INSTRUCTIONS TO FOLLOW
A verbatim copy is needed of the lines from the one containing "Output the LaTeX" down to the one containing "(0,0) rectangle (708,479);", inclusive. Print it with no pictures.

PROVIDED DATA
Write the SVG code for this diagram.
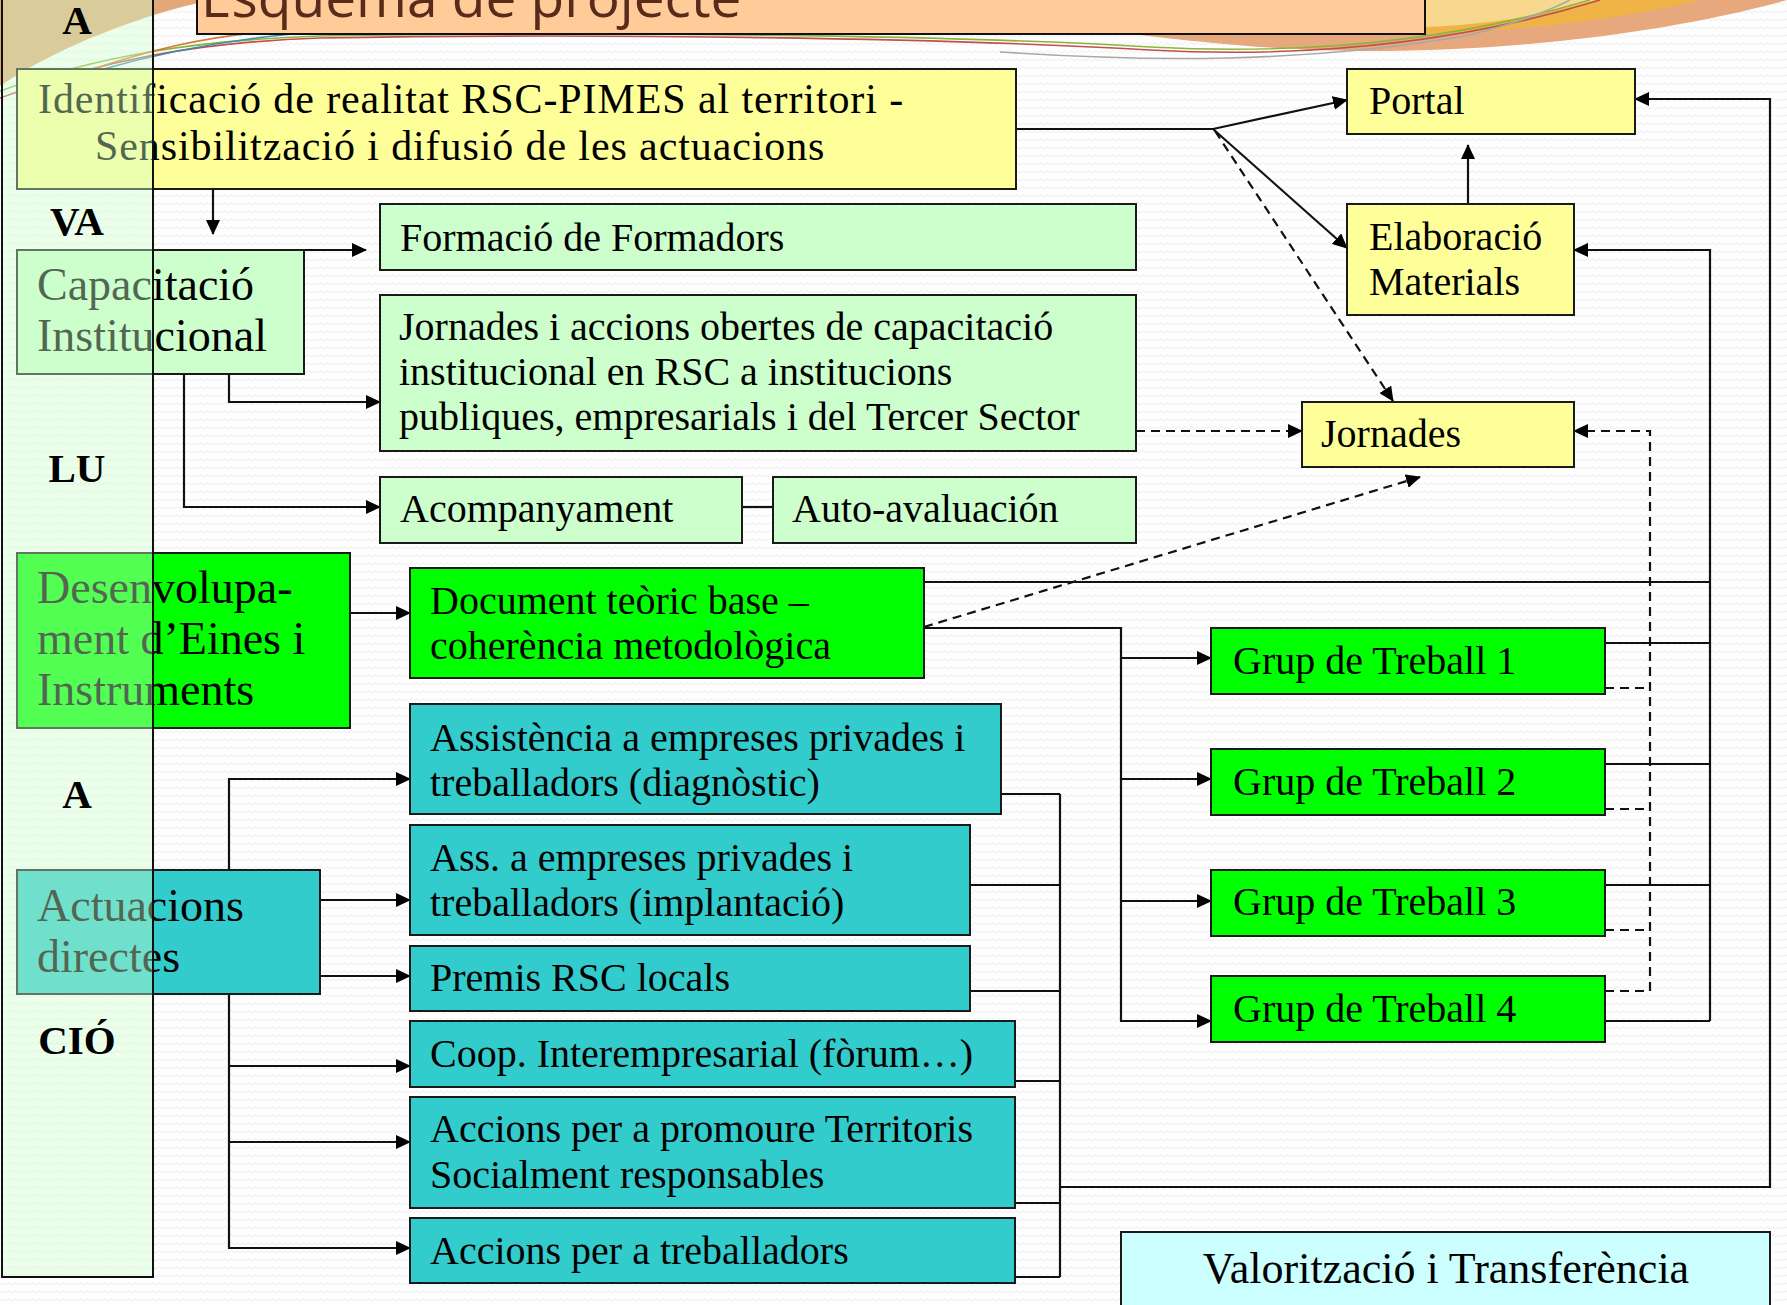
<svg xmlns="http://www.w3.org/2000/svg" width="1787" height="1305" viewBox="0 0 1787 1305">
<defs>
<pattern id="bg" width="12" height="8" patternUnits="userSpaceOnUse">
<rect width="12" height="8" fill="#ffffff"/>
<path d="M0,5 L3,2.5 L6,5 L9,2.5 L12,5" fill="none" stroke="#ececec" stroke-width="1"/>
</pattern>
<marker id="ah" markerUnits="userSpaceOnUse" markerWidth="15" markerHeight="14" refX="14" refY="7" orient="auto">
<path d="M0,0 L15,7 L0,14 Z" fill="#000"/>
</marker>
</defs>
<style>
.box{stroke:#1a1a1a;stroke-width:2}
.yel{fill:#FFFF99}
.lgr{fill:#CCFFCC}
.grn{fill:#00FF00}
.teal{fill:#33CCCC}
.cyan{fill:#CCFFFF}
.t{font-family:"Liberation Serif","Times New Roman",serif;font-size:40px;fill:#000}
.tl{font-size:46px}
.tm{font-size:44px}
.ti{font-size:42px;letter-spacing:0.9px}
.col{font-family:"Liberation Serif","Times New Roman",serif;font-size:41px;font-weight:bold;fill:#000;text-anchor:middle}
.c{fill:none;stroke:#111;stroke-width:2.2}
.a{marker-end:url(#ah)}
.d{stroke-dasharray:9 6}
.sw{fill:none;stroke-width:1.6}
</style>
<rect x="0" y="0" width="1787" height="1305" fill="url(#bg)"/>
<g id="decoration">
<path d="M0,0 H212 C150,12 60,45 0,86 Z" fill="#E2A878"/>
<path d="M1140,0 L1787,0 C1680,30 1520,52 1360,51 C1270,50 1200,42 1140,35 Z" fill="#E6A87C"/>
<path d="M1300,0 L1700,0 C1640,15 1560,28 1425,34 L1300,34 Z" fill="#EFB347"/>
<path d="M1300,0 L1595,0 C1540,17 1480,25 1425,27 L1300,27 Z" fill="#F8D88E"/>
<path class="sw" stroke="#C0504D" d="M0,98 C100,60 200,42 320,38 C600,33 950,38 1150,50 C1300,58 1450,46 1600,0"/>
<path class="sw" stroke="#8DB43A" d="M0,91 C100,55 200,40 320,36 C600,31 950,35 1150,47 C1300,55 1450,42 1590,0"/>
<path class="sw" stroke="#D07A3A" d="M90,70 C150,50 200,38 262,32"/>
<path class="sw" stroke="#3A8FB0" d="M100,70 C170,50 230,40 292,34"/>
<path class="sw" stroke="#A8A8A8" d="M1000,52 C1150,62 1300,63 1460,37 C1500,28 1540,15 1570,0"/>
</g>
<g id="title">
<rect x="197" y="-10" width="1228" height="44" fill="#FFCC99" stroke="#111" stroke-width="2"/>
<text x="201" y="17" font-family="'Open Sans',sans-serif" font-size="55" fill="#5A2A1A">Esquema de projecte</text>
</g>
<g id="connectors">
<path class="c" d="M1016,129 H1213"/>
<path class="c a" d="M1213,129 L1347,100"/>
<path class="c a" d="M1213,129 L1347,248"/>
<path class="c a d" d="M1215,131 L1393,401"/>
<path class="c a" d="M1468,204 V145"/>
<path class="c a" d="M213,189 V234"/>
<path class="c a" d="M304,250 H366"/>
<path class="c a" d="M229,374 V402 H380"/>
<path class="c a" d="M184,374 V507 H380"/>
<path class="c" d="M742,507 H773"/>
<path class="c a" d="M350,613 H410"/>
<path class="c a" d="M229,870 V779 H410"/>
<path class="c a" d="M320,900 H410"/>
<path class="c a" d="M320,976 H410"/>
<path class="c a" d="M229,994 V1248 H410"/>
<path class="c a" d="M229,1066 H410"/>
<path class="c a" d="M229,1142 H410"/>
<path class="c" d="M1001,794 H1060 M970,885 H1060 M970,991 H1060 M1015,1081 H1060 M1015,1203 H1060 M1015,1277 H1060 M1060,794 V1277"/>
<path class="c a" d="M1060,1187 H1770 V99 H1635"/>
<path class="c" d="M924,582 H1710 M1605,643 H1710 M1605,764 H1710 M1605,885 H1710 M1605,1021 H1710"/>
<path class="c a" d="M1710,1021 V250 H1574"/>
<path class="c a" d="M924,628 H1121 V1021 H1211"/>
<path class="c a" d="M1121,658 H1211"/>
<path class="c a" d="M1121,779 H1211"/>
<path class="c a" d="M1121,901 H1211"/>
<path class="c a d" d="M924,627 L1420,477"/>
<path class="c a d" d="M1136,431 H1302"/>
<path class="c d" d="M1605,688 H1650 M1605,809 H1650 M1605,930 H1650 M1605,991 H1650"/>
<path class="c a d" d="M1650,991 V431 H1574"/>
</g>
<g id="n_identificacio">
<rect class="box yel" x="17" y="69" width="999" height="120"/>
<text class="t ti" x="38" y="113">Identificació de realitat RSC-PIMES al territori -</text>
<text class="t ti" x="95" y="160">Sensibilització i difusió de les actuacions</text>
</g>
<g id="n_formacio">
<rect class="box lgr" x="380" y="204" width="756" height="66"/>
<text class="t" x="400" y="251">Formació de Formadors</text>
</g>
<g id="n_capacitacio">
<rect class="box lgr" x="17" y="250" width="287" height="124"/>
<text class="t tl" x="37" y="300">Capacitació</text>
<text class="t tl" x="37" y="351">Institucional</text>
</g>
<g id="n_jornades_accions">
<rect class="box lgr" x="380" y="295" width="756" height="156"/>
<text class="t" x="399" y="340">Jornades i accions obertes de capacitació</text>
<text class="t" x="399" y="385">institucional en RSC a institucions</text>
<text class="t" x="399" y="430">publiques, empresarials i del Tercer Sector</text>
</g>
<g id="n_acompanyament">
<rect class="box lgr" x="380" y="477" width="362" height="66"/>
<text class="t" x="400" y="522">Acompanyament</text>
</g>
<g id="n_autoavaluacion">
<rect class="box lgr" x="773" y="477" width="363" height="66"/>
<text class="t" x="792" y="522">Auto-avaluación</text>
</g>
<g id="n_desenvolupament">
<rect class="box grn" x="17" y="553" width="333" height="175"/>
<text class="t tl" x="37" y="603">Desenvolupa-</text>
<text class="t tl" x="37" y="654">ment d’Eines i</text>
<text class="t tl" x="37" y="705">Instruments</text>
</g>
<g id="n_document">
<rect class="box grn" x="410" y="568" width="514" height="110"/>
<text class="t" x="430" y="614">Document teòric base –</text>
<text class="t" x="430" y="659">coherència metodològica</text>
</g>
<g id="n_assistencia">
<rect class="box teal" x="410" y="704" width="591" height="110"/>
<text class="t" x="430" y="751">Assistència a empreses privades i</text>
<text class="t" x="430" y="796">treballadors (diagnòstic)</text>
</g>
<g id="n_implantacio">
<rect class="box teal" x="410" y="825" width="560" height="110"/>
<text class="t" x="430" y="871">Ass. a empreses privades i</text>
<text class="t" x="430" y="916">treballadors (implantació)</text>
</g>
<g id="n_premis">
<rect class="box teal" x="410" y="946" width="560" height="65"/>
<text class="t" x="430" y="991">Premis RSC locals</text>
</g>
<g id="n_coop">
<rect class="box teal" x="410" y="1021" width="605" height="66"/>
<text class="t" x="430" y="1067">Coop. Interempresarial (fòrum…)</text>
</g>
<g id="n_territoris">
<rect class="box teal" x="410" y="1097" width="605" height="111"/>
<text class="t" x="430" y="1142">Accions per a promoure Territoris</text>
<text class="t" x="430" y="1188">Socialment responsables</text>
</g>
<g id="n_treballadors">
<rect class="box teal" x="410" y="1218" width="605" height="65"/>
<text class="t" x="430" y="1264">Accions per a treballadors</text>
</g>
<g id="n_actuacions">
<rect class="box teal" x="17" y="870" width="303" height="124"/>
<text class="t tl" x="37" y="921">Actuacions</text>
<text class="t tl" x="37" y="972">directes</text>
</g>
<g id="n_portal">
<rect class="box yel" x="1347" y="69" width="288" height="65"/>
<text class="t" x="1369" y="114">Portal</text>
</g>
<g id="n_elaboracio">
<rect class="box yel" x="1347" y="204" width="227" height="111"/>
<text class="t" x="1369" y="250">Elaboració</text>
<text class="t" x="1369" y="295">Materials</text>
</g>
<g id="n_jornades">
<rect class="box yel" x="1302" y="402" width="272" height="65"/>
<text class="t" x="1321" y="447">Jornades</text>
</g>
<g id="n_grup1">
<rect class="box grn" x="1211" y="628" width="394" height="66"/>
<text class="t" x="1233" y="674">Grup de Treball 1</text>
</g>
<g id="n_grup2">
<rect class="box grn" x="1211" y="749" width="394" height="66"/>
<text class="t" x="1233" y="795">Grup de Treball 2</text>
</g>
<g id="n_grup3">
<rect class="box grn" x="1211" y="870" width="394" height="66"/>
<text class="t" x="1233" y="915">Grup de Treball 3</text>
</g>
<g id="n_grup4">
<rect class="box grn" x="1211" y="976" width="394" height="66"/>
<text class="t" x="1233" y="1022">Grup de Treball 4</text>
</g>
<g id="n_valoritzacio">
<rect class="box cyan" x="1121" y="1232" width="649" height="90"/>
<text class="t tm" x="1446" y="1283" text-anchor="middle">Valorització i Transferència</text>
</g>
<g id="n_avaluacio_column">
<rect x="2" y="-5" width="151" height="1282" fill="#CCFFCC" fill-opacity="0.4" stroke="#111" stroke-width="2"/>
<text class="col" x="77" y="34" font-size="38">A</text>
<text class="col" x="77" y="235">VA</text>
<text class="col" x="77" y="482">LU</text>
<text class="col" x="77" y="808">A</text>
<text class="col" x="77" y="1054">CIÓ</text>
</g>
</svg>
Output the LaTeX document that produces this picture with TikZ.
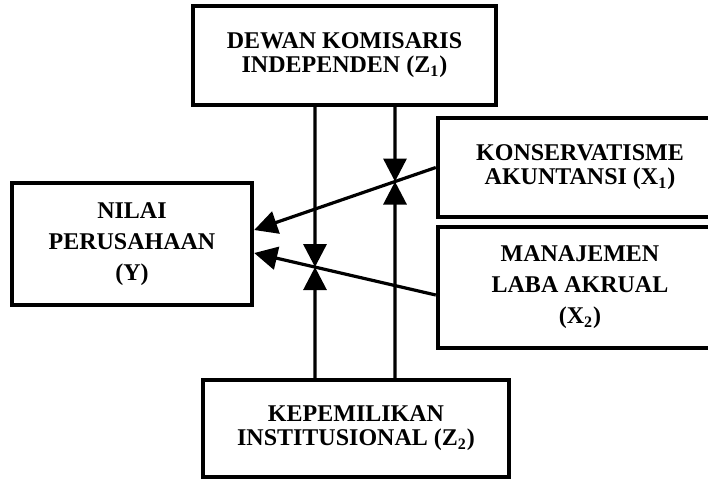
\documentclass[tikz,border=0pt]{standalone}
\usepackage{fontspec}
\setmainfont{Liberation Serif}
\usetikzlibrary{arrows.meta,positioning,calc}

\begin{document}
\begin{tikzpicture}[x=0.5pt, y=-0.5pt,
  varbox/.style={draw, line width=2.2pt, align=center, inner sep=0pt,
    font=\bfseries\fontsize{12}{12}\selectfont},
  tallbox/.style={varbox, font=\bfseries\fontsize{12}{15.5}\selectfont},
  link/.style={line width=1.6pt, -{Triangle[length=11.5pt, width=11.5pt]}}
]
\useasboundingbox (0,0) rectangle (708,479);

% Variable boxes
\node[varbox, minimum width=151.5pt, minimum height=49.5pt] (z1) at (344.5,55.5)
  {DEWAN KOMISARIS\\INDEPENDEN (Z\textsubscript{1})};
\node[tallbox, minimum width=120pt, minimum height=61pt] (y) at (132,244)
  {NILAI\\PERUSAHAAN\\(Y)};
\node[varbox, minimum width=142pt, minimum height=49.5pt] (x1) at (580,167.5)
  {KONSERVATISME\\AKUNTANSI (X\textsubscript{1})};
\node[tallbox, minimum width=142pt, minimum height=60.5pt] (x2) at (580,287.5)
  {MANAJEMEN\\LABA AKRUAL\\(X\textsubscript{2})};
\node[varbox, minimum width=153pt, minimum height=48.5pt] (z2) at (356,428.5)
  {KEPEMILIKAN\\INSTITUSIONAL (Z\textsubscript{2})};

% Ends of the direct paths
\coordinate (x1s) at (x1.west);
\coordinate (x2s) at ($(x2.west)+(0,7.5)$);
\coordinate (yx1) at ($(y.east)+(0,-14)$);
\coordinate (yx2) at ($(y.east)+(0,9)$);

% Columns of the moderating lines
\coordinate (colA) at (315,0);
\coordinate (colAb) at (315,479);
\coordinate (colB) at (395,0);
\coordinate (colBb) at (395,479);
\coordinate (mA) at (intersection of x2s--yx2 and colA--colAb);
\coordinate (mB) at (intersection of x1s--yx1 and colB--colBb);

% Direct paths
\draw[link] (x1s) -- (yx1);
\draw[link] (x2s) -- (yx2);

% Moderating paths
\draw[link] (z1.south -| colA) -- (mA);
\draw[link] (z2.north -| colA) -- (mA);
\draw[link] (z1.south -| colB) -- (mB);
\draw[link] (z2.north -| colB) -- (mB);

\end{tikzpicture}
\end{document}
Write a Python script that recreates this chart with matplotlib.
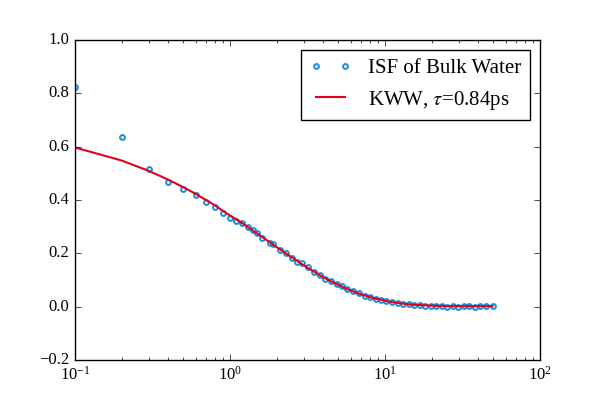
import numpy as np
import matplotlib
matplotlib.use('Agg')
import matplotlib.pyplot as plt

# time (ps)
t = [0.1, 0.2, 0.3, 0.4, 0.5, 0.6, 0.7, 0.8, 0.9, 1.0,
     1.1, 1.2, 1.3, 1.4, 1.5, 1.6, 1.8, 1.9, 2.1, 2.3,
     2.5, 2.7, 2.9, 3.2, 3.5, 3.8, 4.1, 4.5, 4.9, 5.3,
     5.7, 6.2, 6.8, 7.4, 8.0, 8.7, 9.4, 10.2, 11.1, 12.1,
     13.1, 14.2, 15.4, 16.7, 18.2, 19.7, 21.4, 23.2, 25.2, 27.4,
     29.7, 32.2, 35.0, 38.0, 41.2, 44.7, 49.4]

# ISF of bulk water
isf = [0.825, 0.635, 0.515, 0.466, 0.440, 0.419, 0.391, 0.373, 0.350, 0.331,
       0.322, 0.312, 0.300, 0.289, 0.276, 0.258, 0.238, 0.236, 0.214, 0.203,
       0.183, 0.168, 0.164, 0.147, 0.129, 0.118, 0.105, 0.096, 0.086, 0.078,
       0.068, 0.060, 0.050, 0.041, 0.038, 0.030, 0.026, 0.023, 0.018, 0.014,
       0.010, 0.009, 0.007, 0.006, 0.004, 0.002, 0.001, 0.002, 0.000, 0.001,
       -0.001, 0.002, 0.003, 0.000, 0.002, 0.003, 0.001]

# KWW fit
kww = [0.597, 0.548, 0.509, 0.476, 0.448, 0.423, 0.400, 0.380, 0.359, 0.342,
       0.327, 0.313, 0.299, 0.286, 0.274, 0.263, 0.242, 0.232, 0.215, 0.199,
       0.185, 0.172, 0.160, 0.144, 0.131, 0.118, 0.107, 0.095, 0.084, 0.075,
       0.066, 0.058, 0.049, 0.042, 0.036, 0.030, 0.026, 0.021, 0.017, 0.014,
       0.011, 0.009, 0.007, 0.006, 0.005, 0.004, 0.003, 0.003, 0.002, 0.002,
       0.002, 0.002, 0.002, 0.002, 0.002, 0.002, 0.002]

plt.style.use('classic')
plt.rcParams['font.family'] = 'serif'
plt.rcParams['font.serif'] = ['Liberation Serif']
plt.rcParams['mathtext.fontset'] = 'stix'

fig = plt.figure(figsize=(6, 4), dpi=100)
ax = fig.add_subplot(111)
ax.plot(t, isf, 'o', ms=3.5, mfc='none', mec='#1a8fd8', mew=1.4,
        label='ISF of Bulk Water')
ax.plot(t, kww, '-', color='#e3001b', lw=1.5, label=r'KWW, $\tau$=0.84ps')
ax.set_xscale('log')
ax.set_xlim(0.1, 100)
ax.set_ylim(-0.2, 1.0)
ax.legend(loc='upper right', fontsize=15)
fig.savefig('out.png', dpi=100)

FULL SOLUTION
Output the LaTeX document that produces this picture with TikZ.
\documentclass[tikz,border=0pt]{standalone}
\usepackage{fontspec}
\setmainfont{Liberation Serif}
\usetikzlibrary{arrows.meta,positioning,calc}

\begin{document}
\begin{tikzpicture}[x=0.5pt, y=-0.5pt,
  varbox/.style={draw, line width=2.2pt, align=center, inner sep=0pt,
    font=\bfseries\fontsize{12}{12}\selectfont},
  tallbox/.style={varbox, font=\bfseries\fontsize{12}{15.5}\selectfont},
  link/.style={line width=1.6pt, -{Triangle[length=11.5pt, width=11.5pt]}}
]
\useasboundingbox (0,0) rectangle (708,479);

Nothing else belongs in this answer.